In the records that follow, show each line where the word "with" is present.

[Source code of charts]
>> START

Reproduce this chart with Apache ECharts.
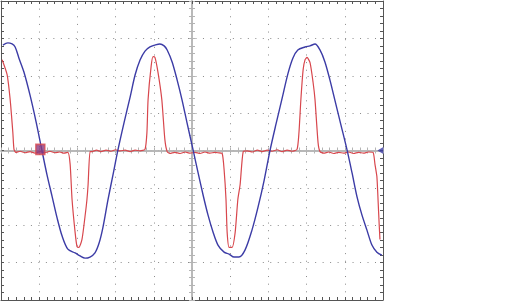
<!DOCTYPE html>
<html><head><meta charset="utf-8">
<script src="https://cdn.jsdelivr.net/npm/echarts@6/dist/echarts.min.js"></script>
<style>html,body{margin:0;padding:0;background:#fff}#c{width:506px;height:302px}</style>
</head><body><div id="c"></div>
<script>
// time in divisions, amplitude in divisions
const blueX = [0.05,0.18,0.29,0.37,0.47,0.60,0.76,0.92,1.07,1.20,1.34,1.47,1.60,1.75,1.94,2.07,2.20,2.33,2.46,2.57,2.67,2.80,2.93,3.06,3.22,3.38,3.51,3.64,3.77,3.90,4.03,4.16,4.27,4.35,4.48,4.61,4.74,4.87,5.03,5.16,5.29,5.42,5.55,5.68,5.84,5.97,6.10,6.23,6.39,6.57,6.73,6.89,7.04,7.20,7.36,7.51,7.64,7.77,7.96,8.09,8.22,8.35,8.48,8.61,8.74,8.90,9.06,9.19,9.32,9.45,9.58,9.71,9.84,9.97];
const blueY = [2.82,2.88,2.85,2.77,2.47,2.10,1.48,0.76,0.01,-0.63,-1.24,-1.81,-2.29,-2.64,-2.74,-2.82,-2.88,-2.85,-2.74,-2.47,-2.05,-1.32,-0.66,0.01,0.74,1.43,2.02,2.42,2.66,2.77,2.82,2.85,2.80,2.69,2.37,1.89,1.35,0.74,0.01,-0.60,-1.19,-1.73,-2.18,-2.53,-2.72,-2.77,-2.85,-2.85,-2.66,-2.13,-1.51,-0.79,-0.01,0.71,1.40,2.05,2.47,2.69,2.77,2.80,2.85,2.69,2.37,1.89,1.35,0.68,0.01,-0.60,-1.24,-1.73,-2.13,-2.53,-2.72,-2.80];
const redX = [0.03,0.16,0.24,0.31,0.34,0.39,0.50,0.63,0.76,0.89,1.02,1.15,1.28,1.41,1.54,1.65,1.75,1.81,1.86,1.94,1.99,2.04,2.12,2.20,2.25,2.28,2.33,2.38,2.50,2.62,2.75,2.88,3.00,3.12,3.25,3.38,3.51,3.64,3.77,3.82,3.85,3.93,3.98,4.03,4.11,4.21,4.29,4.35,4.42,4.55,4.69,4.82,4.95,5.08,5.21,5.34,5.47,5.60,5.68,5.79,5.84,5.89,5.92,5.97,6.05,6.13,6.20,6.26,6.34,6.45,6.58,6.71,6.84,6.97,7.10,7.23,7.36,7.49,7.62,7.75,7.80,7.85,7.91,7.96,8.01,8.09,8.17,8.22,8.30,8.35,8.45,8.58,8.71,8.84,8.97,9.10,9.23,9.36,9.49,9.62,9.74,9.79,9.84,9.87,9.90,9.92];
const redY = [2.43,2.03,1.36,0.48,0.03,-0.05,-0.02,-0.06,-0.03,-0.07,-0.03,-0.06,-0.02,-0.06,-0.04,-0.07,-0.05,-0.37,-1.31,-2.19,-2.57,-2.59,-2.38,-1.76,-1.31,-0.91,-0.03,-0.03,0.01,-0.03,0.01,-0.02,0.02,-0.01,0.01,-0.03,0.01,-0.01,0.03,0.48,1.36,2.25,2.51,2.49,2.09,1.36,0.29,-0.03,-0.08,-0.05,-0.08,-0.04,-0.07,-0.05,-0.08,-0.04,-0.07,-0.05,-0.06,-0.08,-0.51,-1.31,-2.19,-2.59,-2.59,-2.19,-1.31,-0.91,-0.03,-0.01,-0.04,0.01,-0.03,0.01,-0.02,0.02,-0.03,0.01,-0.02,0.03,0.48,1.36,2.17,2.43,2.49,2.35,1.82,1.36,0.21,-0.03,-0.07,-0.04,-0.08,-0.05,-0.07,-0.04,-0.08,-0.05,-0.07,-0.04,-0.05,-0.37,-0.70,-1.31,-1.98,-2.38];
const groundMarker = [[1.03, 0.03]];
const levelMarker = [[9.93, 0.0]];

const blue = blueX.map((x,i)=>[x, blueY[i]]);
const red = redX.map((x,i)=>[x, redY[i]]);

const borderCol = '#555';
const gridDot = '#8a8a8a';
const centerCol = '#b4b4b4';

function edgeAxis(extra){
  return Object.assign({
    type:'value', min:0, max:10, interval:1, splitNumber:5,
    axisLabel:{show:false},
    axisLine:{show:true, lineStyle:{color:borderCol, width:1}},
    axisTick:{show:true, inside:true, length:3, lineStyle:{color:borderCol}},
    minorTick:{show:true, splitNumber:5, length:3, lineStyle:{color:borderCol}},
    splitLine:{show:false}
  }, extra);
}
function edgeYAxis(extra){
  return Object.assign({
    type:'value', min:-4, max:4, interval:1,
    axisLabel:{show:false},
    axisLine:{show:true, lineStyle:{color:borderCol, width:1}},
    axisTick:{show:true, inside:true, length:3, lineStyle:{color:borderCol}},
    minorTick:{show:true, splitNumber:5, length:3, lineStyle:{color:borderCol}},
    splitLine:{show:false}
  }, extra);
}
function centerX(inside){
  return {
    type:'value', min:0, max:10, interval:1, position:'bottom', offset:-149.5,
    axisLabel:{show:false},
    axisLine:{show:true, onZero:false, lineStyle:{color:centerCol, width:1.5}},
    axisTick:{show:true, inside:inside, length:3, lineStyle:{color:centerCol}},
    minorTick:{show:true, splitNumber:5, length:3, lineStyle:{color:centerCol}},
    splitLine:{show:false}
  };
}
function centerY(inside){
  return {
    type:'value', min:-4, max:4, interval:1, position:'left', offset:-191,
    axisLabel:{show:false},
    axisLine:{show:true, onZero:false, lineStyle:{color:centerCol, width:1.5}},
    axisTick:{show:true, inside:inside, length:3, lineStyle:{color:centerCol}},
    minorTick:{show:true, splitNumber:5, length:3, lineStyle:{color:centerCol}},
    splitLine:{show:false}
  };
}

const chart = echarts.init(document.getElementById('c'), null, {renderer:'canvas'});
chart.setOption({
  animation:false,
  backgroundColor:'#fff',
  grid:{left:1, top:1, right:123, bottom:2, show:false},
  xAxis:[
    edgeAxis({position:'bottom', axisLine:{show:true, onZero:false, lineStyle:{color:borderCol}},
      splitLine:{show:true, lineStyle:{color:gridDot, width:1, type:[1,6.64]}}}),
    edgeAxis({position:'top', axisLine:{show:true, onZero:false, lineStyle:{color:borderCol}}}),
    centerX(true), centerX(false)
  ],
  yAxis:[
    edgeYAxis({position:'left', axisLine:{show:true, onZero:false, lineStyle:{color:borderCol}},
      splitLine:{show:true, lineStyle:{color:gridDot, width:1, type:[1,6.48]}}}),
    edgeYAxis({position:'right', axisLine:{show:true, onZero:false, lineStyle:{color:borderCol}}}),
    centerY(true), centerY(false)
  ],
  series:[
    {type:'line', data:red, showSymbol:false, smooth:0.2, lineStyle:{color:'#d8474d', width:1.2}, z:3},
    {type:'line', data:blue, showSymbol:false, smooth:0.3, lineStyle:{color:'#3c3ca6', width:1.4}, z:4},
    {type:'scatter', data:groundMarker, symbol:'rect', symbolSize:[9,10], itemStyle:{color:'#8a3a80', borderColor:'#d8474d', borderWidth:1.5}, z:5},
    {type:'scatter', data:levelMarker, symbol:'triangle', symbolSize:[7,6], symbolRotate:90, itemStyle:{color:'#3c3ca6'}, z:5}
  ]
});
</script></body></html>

>> END
>> START

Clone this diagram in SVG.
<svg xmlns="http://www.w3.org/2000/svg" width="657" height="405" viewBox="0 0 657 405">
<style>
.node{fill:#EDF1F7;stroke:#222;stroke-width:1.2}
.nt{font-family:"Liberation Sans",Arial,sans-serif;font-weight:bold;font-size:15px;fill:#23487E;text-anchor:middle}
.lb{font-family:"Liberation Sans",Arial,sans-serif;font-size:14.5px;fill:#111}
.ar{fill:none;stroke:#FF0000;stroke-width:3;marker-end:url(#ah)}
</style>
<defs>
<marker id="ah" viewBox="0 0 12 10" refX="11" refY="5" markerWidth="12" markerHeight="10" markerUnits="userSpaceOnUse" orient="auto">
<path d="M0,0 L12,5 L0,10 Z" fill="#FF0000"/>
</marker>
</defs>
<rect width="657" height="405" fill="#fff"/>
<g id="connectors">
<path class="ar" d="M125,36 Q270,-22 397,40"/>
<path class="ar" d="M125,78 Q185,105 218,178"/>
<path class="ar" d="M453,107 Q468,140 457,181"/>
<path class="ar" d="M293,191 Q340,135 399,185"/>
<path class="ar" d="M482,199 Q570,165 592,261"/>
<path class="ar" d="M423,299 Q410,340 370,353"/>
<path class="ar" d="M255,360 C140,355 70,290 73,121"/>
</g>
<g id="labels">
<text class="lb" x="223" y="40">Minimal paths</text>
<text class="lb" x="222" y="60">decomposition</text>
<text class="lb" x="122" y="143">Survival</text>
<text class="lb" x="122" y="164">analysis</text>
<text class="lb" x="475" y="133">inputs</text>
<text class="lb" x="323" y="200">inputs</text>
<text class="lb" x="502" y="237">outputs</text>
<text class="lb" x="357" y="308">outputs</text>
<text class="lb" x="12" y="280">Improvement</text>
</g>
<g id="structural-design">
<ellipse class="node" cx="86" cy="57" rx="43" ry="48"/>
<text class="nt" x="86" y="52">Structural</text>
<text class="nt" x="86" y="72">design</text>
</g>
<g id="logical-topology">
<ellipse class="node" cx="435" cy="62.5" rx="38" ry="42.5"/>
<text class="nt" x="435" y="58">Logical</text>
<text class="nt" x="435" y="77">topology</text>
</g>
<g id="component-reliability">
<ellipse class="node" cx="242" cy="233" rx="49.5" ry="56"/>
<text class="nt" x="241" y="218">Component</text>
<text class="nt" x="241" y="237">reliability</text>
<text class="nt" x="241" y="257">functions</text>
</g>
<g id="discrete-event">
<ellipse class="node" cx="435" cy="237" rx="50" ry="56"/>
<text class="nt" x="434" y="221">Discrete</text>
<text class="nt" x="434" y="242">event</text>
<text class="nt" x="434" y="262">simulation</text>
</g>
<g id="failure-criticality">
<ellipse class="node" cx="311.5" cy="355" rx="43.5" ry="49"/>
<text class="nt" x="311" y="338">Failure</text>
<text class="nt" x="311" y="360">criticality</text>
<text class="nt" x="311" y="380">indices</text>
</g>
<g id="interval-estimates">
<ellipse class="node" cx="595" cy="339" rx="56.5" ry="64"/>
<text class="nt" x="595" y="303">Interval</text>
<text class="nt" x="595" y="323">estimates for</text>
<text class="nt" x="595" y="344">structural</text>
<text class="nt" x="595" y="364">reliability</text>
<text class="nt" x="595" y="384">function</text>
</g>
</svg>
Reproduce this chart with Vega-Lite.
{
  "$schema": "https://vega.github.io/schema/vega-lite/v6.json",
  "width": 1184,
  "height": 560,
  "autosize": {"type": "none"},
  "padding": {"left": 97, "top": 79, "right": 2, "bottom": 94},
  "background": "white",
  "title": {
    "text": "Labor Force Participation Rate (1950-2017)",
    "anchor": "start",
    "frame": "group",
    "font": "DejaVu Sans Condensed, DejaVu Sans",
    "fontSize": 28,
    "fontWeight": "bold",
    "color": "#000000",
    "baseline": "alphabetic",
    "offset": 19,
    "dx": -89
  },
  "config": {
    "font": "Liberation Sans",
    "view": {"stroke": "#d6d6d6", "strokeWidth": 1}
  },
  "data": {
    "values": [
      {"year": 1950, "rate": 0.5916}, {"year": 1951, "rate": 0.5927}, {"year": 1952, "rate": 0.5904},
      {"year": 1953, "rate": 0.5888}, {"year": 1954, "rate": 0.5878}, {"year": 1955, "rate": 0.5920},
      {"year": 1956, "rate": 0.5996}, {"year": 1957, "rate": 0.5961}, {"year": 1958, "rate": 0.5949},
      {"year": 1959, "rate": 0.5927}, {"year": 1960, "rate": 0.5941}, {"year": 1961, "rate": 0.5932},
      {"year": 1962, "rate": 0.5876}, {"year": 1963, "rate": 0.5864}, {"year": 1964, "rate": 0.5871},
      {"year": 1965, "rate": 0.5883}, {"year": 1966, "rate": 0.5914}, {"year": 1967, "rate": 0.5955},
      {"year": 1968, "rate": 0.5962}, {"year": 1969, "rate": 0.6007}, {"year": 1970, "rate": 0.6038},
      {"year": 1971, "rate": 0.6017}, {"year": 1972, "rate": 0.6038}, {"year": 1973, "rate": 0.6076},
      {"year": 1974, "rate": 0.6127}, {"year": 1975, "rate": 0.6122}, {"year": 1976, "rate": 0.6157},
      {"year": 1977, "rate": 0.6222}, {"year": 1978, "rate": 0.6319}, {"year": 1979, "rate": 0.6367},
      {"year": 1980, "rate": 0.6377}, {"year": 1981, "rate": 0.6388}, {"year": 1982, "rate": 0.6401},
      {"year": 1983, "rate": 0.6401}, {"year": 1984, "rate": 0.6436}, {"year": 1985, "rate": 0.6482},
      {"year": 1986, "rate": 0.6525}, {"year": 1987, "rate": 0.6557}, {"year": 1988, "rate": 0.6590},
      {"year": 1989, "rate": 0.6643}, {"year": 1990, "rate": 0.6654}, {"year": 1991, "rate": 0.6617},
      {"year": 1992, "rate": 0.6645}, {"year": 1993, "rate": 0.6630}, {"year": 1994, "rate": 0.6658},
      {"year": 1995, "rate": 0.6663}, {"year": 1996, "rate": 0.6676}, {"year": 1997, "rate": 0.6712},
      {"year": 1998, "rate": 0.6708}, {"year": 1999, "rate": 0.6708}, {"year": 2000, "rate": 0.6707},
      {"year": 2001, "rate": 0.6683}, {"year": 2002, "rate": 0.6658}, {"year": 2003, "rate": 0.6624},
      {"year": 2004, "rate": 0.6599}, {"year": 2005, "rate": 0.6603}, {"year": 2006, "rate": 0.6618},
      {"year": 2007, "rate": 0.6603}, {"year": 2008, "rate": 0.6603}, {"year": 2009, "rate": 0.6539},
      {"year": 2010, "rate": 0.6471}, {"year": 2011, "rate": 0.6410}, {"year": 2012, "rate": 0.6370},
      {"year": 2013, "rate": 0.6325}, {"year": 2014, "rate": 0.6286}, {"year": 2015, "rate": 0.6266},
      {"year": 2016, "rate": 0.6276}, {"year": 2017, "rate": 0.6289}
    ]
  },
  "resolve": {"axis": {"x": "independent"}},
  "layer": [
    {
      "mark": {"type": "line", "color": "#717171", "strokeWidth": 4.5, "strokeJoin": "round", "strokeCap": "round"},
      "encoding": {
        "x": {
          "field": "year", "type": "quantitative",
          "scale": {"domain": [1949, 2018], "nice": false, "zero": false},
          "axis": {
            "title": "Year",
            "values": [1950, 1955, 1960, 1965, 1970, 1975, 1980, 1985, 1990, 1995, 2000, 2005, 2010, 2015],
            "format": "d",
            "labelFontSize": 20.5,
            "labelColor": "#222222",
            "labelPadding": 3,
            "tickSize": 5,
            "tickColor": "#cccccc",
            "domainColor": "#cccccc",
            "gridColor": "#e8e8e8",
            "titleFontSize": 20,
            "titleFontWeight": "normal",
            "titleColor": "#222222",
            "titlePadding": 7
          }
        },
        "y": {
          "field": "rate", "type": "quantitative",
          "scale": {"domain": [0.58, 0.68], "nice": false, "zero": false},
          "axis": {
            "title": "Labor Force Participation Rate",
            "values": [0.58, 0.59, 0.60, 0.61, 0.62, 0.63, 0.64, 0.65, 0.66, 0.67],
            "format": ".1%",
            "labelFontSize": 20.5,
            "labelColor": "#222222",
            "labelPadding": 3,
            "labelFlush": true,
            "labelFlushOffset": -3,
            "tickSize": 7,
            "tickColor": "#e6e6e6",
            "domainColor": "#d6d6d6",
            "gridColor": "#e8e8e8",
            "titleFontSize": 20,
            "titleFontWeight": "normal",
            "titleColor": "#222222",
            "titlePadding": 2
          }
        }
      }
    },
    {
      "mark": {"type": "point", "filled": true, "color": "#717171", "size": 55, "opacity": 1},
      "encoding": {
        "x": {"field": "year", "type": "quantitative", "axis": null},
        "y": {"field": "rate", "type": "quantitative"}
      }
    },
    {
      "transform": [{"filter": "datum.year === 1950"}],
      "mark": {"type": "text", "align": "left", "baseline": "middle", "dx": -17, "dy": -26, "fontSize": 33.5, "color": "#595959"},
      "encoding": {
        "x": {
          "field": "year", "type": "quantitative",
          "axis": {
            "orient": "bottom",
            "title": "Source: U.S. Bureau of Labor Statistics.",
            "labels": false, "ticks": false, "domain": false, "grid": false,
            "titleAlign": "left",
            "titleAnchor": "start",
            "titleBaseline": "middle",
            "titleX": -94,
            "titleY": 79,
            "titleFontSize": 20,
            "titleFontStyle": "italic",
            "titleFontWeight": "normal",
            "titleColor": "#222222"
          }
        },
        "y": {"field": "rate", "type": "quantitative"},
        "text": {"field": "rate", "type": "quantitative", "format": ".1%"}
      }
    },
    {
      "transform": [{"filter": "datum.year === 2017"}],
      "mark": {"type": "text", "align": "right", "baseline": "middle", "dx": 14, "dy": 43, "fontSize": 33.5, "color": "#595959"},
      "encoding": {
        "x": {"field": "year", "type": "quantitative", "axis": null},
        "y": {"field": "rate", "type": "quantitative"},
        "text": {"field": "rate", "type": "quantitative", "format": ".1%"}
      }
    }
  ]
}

>> END

Output for this exercise –
Reproduce this chart with Apache ECharts.
Reproduce this chart with Vega-Lite.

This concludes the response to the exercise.